Ricore: Was ist passiert?

Urban: In einer Szene sollte Pauls Figur Priest an der Seite eines Zuges hängen. Meine Figur sollte über ihm stehen und auf seine Hand treten, damit er runterfällt. Als wir diese Szene drehten, traf ich Paul tatsächlich am Finger. Ich hörte ihn plötzlich schreien und dachte nur: Oh Mann ist der ein toller Schauspieler (lacht). Paul aber lief am Set herum schrie ganz wild vor Schmerzen, bis ich realisierte, dass er tatsächlich verletzt war. Das war kein guter Tag (lacht).

Ricore: Sie haben sich wieder versöhnt, oder sind sie jetzt Feinde fürs Leben?

Urban: Alles ist wieder gut. Der ganze Stunt hätte anders aufgebaut werden sollen. Später wurde das Konzept geändert und dann funktionierte es.

Ricore: Wie so viele Filme in letzter Zeit basiert auch "Priest" auf einer Comic-Vorlage. Wie erklären Sie sich den Erfolg von Comic-Adaptionen?

Urban: Ich denke, das hat etwas mit den Figuren und den Geschichten zu tun. Viele Comics liefern großartige Vorlagen. Außerdem haben Comics Gemeinsamkeiten mit dem Medium Film. Beides sind visuelle Medien, die ihre Geschichten in einer Abfolge von Bildern erzählen.

Ricore: Begrüßen Sie die Tendenz zu Comic-Vorlagen oder wünschen Sie sich mehr Originalgeschichten?

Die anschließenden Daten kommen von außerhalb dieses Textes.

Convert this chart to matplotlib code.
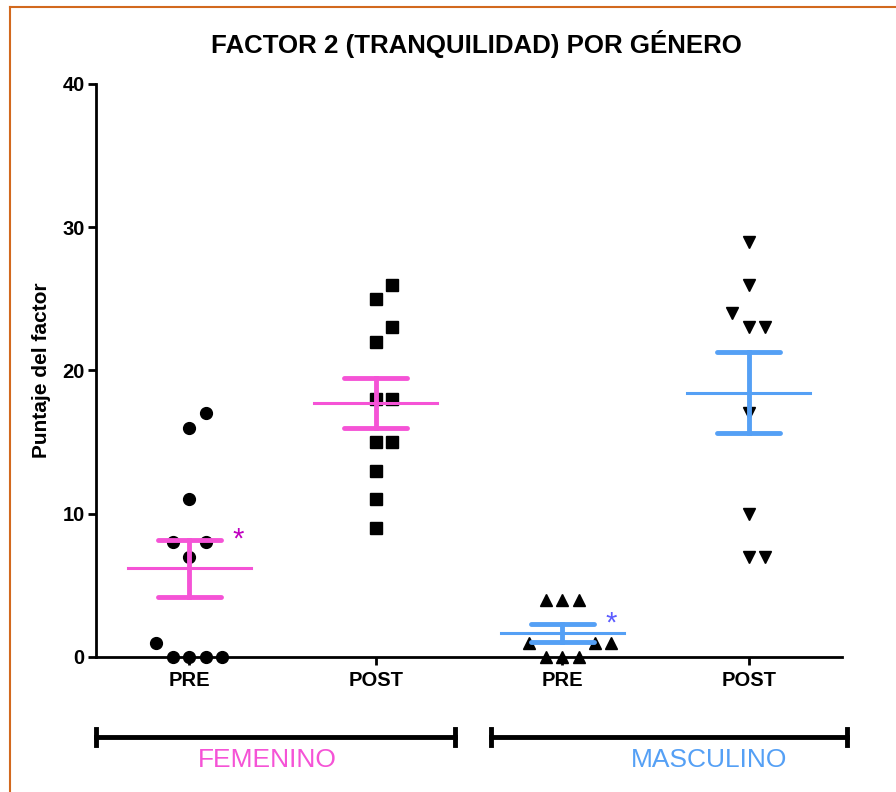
import numpy as np
import matplotlib
matplotlib.use("Agg")
import matplotlib.pyplot as plt
import matplotlib.transforms as mtransforms
from matplotlib.lines import Line2D

plt.rcParams['font.family'] = ['Liberation Sans', 'DejaVu Sans']

# data
groups = ['PRE', 'POST', 'PRE', 'POST']
fem_pre = [17, 16, 11, 8, 8, 7, 1, 0, 0, 0, 0]
fem_post = [26, 25, 23, 22, 18, 18, 15, 15, 13, 11, 9]
masc_pre = [4, 4, 4, 1, 1, 1, 0, 0, 0]
masc_post = [29, 26, 24, 23, 23, 17, 10, 7, 7]
series = [fem_pre, fem_post, masc_pre, masc_post]
markers = ['o', 's', '^', 'v']
bar_colors = ['#F553D6', '#F553D6', '#55A0F5', '#55A0F5']
sexes = ['FEMENINO', 'MASCULINO']
sex_colors = ['#F553D6', '#55A0F5']
star_colors = ['#C000C0', '#5C5CFF']


def swarm_offsets(vals, step=0.088, gap=1.0):
    # simple greedy scatter: place ascending, nearest free slot to the centre
    order = np.argsort(vals, kind='stable')
    slots = [0, 1, -1, 2, -2, 3, -3, 4, -4]
    placed = []
    offs = np.zeros(len(vals))
    for i in order:
        v = vals[i]
        for s in slots:
            if all(not (ps == s and abs(pv - v) <= gap) for pv, ps in placed):
                placed.append((v, s))
                offs[i] = s * step
                break
    return offs


fig = plt.figure(figsize=(8.96, 7.92), dpi=100)
ax = fig.add_axes([0.1071, 0.1705, 0.8326, 0.7235])

for k, vals in enumerate(series):
    vals = np.array(vals, dtype=float)
    xs = k + swarm_offsets(vals)
    ax.plot(xs, vals, linestyle='none', marker=markers[k], color='black',
            markersize=8.5 if markers[k] != 's' else 8, clip_on=False, zorder=3)
    m = vals.mean()
    sem = vals.std(ddof=1) / np.sqrt(len(vals))
    c = bar_colors[k]
    ax.plot([k - 0.33, k + 0.33], [m, m], color=c, lw=2.2, zorder=4)
    ax.plot([k, k], [m - sem, m + sem], color=c, lw=3.5, zorder=4)
    for y in (m - sem, m + sem):
        ax.plot([k - 0.17, k + 0.17], [y, y], color=c, lw=3.5,
                solid_capstyle='round', zorder=4)
    if k in (0, 2):
        ax.text(k + 0.26, m + sem - 0.9, '*', color=star_colors[k // 2],
                fontsize=21, ha='center', va='bottom')

ax.set_xlim(-0.5, 3.5)
ax.set_ylim(0, 40)
ax.set_yticks([0, 10, 20, 30, 40])
ax.set_xticks(range(len(groups)))
ax.set_xticklabels(groups)
for sp in ['top', 'right']:
    ax.spines[sp].set_visible(False)
for sp in ['left', 'bottom']:
    ax.spines[sp].set_linewidth(2)
ax.tick_params(axis='both', width=2, length=6, labelsize=14.5, pad=2)
ax.tick_params(axis='x', pad=4, labelsize=14.5)
for lab in ax.get_xticklabels() + ax.get_yticklabels():
    lab.set_fontweight('bold')
ax.set_ylabel('Puntaje del factor', fontsize=15, fontweight='bold', labelpad=8)

fig.text(0.532, 0.944, 'FACTOR 2 (TRANQUILIDAD) POR GÉNERO', ha='center',
         va='center', fontsize=18.6, fontweight='bold')

# group brackets under the axis
trans = mtransforms.blended_transform_factory(ax.transData, fig.transFigure)
bar_spans = [(-0.5, 1.425), (1.618, 3.527)]
label_x = [0.417, 2.787]
for (x0, x1), name, col, lx in zip(bar_spans, sexes, sex_colors, label_x):
    yb = 1 - 737 / 792
    fig.add_artist(Line2D([x0, x1], [yb, yb], transform=trans, color='black', lw=3.5))
    for xe in (x0, x1):
        fig.add_artist(Line2D([xe, xe], [yb - 0.0095, yb + 0.0095], transform=trans,
                              color='black', lw=3.5))
    fig.text(lx, 1 - 760 / 792, name, transform=trans, ha='center', va='center',
             color=col, fontsize=19)

# orange frame around the figure
frame = '#D2691E'
fig.add_artist(Line2D([10 / 896, 1], [1 - 7 / 792, 1 - 7 / 792], transform=fig.transFigure,
                      color=frame, lw=1.5))
fig.add_artist(Line2D([10 / 896, 10 / 896], [0, 1 - 7 / 792], transform=fig.transFigure,
                      color=frame, lw=1.5))

fig.savefig('out.png', dpi=100)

Urban: Ich denke, solange die Filme qualitativ hochwertig und erfolgreich sind und ihr Publikum finden, wird Hollywood damit weitermachen. Auch wenn ihr die Vorlagen irgendwann ausgehen, wird die Industrie auf andere Vorlagen als Inspirationsquellen zurückgreifen. Sei es, dass es sich dabei um moderne oder alte Literatur-Vorlagen handelt oder dass sie fiktional oder der Wirklichkeit entnommen sind. Dabei kann es auch ungewöhnliche Vorlagen geben. Ich denke da zum Beispiel an Sean Penns "Indian Runner", der von einem Song Bruce Springsteens inspiriert wurde.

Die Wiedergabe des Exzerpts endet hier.